Figure 1: Illustration of phase 1 results at a single well, working on the samples, including core/cutting images and core/cutting measurements, to determine the lithology log.
Phase 2: Lithology prediction from well logs
In Phase 2, we train the ML models using different algorithms, including XGBoost (Chen & Guestrin, 2016), Random Forest (Ho, 1995), and Multilayer Perceptron (Rumelhart et al., 1985) with the QCed wireline composite logs as features and lithology logs from phase 1 as labels. Then, we apply the models to all the wells to obtain the AI-predicted lithology logs and compare them with each other. The ensemble confidence metric is used to measure the level of agreement between the predicted logs. Any sample with a low level of agreement is flagged, and all wells are ranked in terms of the percentage of flagged samples. We then try to understand why some wells have a low ranking, such as whether they contain some “out-of-distribution” data that has not been seen in other training data or has a feature-noise problem. Phase 2 is implemented iteratively until the performance metrics (e.g., ensemble confidence) reach the satisfaction criteria.

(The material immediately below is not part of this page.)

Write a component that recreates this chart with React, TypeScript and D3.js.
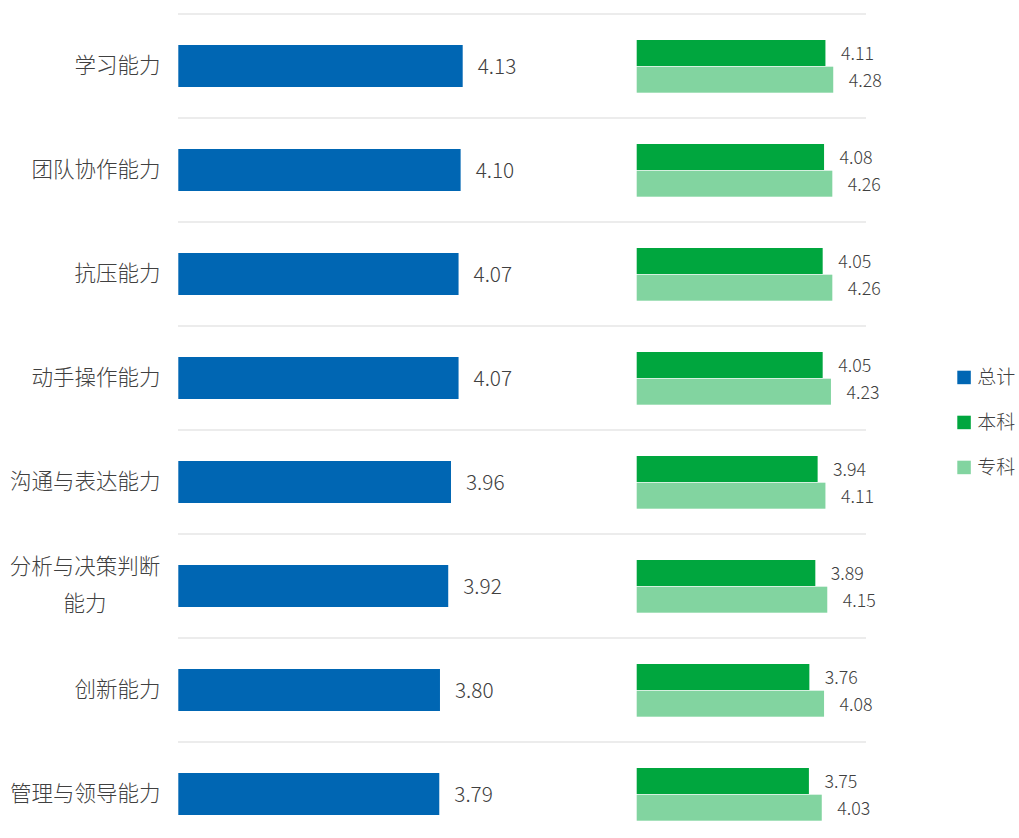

Figure 2 illustrates the workflow of phase 2, where we combine the predictions on the sample interpretation with the wireline logs and train the AI models to predict lithology and reservoir properties for multiple wells across a vast area. Figure 3 displays a subset of the results obtained from Phase 2. It shows the lithology log for the wells in Quad 30, 31 and 32, which were predicted from ML models using the sample interpretations as the labels and the wireline logs as the features.

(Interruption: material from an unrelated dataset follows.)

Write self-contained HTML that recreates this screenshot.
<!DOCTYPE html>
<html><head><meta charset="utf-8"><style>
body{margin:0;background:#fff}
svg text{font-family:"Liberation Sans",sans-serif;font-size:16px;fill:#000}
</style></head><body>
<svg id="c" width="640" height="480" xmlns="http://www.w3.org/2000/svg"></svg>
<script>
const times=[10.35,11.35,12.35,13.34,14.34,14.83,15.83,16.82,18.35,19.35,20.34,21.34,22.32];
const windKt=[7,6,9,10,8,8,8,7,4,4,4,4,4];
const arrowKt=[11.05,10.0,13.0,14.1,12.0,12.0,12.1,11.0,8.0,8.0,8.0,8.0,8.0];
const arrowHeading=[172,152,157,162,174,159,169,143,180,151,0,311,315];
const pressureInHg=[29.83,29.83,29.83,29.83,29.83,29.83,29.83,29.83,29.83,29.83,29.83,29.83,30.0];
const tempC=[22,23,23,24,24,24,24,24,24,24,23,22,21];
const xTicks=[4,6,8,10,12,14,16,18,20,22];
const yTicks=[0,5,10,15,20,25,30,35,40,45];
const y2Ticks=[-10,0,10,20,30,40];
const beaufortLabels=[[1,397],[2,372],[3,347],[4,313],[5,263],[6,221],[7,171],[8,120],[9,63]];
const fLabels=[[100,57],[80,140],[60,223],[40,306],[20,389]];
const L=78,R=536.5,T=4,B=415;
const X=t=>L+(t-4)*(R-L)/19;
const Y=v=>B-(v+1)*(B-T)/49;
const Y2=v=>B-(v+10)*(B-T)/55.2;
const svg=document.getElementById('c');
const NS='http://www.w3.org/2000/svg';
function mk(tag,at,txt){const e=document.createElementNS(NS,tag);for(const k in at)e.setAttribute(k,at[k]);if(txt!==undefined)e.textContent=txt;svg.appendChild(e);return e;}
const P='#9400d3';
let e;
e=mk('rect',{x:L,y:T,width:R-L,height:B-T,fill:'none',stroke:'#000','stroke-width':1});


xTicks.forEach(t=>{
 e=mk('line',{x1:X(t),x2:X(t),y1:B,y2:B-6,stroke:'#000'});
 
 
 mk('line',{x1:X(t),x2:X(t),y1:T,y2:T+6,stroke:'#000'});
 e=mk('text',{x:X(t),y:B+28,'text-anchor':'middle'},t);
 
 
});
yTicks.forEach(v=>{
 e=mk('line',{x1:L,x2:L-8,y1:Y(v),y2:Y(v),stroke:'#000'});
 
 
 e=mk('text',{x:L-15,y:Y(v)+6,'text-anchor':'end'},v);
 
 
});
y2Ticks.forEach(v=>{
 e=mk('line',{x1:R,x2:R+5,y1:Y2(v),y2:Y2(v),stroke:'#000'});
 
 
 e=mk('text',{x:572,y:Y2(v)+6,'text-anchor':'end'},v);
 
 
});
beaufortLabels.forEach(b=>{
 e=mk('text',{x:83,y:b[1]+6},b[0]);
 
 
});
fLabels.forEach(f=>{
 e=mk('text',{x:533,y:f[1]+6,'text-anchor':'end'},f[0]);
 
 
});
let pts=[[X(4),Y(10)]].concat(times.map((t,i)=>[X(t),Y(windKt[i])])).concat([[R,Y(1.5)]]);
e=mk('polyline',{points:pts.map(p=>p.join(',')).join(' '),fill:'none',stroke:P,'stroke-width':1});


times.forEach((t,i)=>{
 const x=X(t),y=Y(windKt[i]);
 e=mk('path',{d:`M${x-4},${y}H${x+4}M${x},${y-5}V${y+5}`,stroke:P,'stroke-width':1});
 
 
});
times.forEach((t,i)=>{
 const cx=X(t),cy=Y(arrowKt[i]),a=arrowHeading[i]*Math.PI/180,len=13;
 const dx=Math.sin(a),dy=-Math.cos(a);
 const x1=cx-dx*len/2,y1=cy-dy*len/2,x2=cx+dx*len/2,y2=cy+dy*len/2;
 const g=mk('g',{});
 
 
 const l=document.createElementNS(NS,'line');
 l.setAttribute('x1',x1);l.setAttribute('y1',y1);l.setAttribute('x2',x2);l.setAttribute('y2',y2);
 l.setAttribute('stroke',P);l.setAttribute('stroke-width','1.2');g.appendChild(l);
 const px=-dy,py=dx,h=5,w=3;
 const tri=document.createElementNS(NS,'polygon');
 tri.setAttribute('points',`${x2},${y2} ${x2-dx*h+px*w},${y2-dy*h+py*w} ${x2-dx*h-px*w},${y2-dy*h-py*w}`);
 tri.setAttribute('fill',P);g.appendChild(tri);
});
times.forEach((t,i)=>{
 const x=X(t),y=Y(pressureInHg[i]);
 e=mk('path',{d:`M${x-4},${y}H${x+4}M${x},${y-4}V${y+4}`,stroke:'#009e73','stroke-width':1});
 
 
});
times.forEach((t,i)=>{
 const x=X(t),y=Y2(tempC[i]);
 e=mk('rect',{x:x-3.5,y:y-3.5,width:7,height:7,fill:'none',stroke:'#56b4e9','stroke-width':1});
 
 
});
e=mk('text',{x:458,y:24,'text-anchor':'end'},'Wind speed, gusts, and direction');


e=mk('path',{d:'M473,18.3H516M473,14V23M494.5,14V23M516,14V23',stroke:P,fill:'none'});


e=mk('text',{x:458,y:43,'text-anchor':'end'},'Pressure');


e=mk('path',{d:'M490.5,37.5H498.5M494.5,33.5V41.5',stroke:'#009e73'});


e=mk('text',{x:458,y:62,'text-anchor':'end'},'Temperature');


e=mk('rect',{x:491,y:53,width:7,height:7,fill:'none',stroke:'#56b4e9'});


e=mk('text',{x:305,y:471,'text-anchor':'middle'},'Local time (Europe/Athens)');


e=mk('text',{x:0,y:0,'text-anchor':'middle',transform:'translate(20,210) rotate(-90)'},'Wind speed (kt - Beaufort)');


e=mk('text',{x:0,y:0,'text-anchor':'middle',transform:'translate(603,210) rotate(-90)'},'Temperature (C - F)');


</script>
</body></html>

Figure 2: Illustration of the phase 2 result using the predicted lithology log from phase 1 as the label and the wireline logs as features to train several AI models to predict lithology for multiple wells across the Norwegian Continental Shelf.

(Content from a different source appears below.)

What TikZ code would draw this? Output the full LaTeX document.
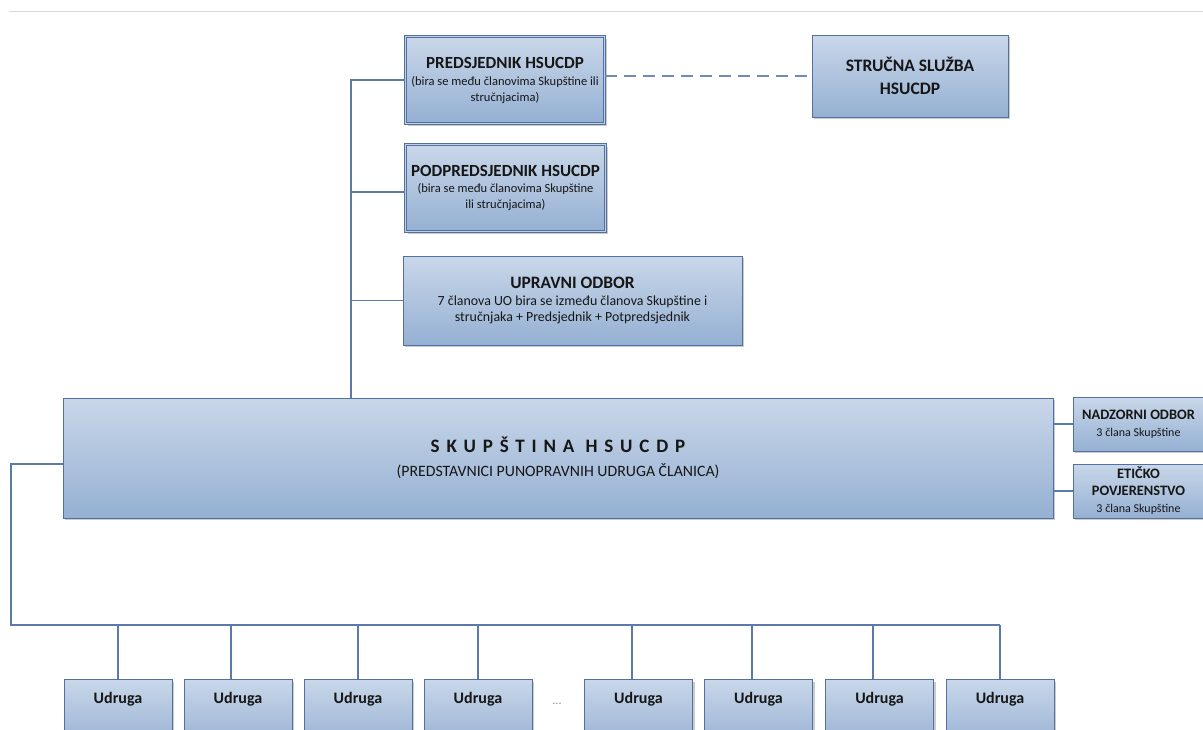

Figure 3: The cross-section (from West to East) of the wells in Quad 30, 31 and 32, with the lithology log resulting from ML models trained with the sample interpretations as labels and wireline logs as features. The selected wells are displayed are display in red on the mini-map.
Phase 3: Lithology prediction from seismic data
In phase 3, the predicted logs from phase 2 are used as labels, while the seismic data (angle stacks and velocity volumes) are used as features to train ML models to predict the reservoir properties as 3D volumes covering the vast area.
Figure 4 presents an Inline with a lithology prediction (Figure 4a) and sand percentage prediction (Figure 4b) from the ML models trained with the predicted logs from phase 2 and angle stacks within a cropped survey in Quad 31.
Figure 4: The volumes of lithology prediction (Figure 4a) and sand percentage prediction (Figure 4b) from ML models trained with the predicted logs from phase 2 as labels and seismic data (angle stacks and velocity volume) as features.
Here, we showcased a comprehensive study and a composite workflow to leverage the data available and make data-driven predictions across scales. We curated and integrated data and propagated the ground truth information from the sample level (core and cutting data) to the basin level (seismic data), aided by multiple machine learning methods and models. The value of the available ground truth information was maximised through an iterative, ensemble-based process of QC and data annotation.